» **MATERIAL PROVIDED**
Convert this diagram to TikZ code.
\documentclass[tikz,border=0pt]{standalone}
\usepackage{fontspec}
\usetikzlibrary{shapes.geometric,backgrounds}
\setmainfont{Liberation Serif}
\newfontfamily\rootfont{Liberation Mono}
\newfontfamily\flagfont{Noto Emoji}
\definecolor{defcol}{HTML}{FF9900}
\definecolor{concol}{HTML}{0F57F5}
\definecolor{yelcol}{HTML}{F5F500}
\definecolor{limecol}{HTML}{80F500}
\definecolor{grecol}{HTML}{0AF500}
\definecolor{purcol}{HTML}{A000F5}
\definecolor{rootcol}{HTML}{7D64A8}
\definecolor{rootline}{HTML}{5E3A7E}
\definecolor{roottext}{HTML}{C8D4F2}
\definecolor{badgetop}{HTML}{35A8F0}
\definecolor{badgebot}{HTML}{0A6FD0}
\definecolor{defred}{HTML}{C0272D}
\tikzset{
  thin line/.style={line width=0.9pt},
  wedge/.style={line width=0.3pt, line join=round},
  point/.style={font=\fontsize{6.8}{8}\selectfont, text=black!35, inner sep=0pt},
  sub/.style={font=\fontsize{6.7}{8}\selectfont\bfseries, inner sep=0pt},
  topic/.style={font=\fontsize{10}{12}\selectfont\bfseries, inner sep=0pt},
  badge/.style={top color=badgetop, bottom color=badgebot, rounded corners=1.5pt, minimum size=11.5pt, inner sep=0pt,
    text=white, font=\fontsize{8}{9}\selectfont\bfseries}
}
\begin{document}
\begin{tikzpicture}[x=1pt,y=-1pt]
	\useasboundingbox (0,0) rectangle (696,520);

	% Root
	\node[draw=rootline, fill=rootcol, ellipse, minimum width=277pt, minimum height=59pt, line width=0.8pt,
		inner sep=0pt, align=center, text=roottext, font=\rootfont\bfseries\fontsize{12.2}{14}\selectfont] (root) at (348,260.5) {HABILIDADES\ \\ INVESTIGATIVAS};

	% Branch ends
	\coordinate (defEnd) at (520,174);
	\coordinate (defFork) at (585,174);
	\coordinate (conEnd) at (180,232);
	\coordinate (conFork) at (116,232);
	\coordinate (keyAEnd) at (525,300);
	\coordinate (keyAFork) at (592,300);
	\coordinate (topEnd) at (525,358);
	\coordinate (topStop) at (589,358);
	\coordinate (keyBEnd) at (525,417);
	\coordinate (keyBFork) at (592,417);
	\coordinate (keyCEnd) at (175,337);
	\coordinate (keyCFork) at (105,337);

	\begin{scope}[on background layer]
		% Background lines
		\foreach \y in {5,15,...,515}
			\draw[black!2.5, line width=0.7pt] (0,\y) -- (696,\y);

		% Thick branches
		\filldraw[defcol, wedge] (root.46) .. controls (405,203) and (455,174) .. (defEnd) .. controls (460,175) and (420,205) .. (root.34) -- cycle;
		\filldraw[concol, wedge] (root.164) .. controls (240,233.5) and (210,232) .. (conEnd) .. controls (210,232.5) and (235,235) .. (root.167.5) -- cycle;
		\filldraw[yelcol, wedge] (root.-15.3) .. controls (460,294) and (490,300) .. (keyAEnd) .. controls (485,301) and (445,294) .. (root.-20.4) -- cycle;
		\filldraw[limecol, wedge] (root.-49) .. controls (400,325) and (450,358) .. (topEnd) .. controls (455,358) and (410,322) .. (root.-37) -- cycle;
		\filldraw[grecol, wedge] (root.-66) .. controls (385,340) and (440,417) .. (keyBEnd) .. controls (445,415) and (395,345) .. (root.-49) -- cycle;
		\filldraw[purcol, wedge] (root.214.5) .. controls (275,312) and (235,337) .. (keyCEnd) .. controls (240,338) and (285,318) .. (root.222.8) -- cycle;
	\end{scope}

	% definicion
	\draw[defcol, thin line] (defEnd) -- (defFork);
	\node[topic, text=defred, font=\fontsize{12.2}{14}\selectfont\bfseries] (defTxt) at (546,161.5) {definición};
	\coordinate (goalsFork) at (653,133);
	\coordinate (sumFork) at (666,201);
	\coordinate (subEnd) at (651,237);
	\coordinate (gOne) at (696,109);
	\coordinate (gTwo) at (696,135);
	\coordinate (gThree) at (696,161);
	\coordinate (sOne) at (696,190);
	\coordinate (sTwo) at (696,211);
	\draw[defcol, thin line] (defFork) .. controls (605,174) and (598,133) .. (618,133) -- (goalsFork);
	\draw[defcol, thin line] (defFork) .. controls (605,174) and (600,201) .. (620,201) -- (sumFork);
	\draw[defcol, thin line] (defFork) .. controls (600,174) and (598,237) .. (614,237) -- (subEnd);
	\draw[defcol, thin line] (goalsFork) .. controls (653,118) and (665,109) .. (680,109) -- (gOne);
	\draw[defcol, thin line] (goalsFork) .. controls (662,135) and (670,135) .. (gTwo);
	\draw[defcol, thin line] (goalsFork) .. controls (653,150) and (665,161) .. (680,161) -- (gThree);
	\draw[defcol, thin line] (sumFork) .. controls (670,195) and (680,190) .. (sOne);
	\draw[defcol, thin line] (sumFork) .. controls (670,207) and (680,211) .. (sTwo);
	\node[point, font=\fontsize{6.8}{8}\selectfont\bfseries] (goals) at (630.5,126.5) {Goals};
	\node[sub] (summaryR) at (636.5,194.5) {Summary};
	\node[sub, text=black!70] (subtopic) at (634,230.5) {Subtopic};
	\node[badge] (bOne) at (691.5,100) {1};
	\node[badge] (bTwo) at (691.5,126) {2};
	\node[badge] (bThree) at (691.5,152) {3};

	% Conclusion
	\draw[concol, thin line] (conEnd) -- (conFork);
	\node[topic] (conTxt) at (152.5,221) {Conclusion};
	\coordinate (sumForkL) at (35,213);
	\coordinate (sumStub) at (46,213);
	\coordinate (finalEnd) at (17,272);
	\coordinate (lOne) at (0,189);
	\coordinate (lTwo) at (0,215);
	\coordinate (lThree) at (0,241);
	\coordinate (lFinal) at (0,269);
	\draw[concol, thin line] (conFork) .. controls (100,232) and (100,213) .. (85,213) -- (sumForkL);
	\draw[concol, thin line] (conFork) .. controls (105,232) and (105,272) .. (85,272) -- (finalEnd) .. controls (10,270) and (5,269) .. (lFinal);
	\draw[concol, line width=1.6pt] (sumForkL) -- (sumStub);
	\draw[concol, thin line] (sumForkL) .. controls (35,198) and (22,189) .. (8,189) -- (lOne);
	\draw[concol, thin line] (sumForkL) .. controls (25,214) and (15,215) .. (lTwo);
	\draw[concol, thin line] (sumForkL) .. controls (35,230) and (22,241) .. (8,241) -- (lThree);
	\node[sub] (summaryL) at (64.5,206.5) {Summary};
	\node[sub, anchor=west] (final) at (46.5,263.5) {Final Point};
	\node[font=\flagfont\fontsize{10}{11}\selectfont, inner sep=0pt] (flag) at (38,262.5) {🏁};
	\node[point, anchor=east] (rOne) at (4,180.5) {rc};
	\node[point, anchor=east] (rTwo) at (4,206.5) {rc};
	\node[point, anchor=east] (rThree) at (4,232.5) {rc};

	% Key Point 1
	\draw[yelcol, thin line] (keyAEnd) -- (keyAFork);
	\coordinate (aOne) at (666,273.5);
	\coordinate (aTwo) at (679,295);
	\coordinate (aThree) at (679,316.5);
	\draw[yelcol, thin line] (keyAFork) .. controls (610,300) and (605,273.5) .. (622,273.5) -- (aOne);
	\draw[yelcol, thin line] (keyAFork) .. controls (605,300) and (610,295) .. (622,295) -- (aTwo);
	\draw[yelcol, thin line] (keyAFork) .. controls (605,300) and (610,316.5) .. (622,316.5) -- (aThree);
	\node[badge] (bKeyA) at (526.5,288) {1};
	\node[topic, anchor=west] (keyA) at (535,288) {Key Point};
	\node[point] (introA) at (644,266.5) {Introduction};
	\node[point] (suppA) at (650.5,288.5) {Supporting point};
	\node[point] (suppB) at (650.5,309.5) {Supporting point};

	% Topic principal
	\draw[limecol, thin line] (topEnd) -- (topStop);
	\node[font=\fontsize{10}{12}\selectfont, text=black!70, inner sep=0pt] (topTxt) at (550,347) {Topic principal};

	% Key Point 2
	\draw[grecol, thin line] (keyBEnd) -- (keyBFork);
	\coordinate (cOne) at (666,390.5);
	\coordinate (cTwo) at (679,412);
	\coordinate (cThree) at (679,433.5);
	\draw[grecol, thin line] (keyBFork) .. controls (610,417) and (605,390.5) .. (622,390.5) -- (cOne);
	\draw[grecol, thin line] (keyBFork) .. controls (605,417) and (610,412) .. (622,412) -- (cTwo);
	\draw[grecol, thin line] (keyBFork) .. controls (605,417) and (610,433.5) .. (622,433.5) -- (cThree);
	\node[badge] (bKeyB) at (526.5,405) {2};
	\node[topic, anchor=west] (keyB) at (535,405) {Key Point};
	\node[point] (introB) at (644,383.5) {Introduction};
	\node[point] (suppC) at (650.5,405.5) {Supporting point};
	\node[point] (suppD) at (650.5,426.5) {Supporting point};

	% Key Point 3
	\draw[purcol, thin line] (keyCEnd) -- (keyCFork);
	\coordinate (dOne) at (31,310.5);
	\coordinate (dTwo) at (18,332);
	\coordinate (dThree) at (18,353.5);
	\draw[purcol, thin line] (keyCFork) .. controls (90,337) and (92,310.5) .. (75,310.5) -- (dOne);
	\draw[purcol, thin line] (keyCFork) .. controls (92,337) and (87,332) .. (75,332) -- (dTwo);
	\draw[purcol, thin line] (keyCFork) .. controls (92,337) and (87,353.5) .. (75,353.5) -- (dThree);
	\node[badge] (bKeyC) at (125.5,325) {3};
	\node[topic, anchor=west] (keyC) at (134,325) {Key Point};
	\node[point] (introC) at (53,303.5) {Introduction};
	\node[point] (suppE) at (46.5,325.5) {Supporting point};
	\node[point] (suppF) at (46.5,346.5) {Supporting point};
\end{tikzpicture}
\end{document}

» **PROBLEM STATEMENT**
Everything from the first line of the data through the line containing "(root) at (348,260.5)" should be echoed exactly. Add nothing.

» **TASK SOLUTION**
Convert this diagram to TikZ code.
\documentclass[tikz,border=0pt]{standalone}
\usepackage{fontspec}
\usetikzlibrary{shapes.geometric,backgrounds}
\setmainfont{Liberation Serif}
\newfontfamily\rootfont{Liberation Mono}
\newfontfamily\flagfont{Noto Emoji}
\definecolor{defcol}{HTML}{FF9900}
\definecolor{concol}{HTML}{0F57F5}
\definecolor{yelcol}{HTML}{F5F500}
\definecolor{limecol}{HTML}{80F500}
\definecolor{grecol}{HTML}{0AF500}
\definecolor{purcol}{HTML}{A000F5}
\definecolor{rootcol}{HTML}{7D64A8}
\definecolor{rootline}{HTML}{5E3A7E}
\definecolor{roottext}{HTML}{C8D4F2}
\definecolor{badgetop}{HTML}{35A8F0}
\definecolor{badgebot}{HTML}{0A6FD0}
\definecolor{defred}{HTML}{C0272D}
\tikzset{
  thin line/.style={line width=0.9pt},
  wedge/.style={line width=0.3pt, line join=round},
  point/.style={font=\fontsize{6.8}{8}\selectfont, text=black!35, inner sep=0pt},
  sub/.style={font=\fontsize{6.7}{8}\selectfont\bfseries, inner sep=0pt},
  topic/.style={font=\fontsize{10}{12}\selectfont\bfseries, inner sep=0pt},
  badge/.style={top color=badgetop, bottom color=badgebot, rounded corners=1.5pt, minimum size=11.5pt, inner sep=0pt,
    text=white, font=\fontsize{8}{9}\selectfont\bfseries}
}
\begin{document}
\begin{tikzpicture}[x=1pt,y=-1pt]
	\useasboundingbox (0,0) rectangle (696,520);

	% Root
	\node[draw=rootline, fill=rootcol, ellipse, minimum width=277pt, minimum height=59pt, line width=0.8pt,
		inner sep=0pt, align=center, text=roottext, font=\rootfont\bfseries\fontsize{12.2}{14}\selectfont] (root) at (348,260.5) {HABILIDADES\ \\ INVESTIGATIVAS};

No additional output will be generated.